◆ **Task prompt**: Copy every line of the data that includes the string "this".
☆ ☆ ☆ ☆ ☆ ☆ ☆
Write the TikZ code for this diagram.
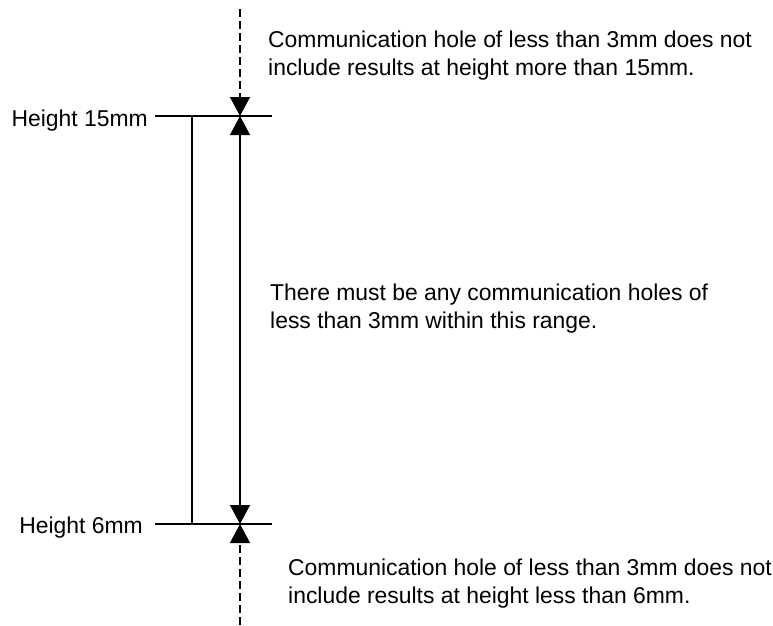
\documentclass[tikz,border=0pt]{standalone}
\usepackage{fontspec}
\setmainfont{Liberation Sans}
\usetikzlibrary{arrows.meta}
\begin{document}
\begin{tikzpicture}[x=1pt,y=-1pt,
  txt/.style={font=\fontsize{22.9}{28}\selectfont, inner sep=0pt, align=left},
  tip/.style={-{Triangle[width=20pt,length=19pt]}},
  dash line/.style={line width=1.4pt, dash pattern=on 8pt off 4pt},
  thick line/.style={line width=1.8pt}]
\useasboundingbox (0,0) rectangle (773,625);
% reference lines
\coordinate (tl) at (155,116); \coordinate (tr) at (272,116);
\coordinate (bl) at (155,524); \coordinate (br) at (272,524);
\coordinate (tv) at (192,116); \coordinate (bv) at (192,524);
\coordinate (ta) at (240,116); \coordinate (ba) at (240,524);
\coordinate (dtop) at (240,9); \coordinate (dbot) at (240,625);
\draw[thick line] (tl) -- (tr);
\draw[thick line] (bl) -- (br);
\draw[thick line] (tv) -- (bv);
\draw[line width=1.4pt, {Triangle[width=20pt,length=19pt]}-{Triangle[width=20pt,length=19pt]}] (ta) -- (ba);
\draw[dash line, tip] (dtop) -- (ta);
\draw[dash line, tip] (dbot) -- (ba);
% labels
\node[txt, anchor=base east] (h15) at (148,126) {Height 15mm};
\node[txt, anchor=base east] (h6) at (143,533) {Height 6mm};
\node[txt, anchor=base west] (t1) at (268,75) {Communication hole of less than 3mm does not\\include results at height more than 15mm.};
\node[txt, anchor=base west] (t2) at (270,328) {There must be any communication holes of\\less than 3mm within this range.};
\node[txt, anchor=base west] (t3) at (288,603) {Communication hole of less than 3mm does not\\include results at height less than 6mm.};
\end{tikzpicture}
\end{document}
☆ ☆ ☆ ☆ ☆ ☆ ☆
◆ **Task answer**:
Write the TikZ code for this diagram.
\node[txt, anchor=base west] (t2) at (270,328) {There must be any communication holes of\\less than 3mm within this range.};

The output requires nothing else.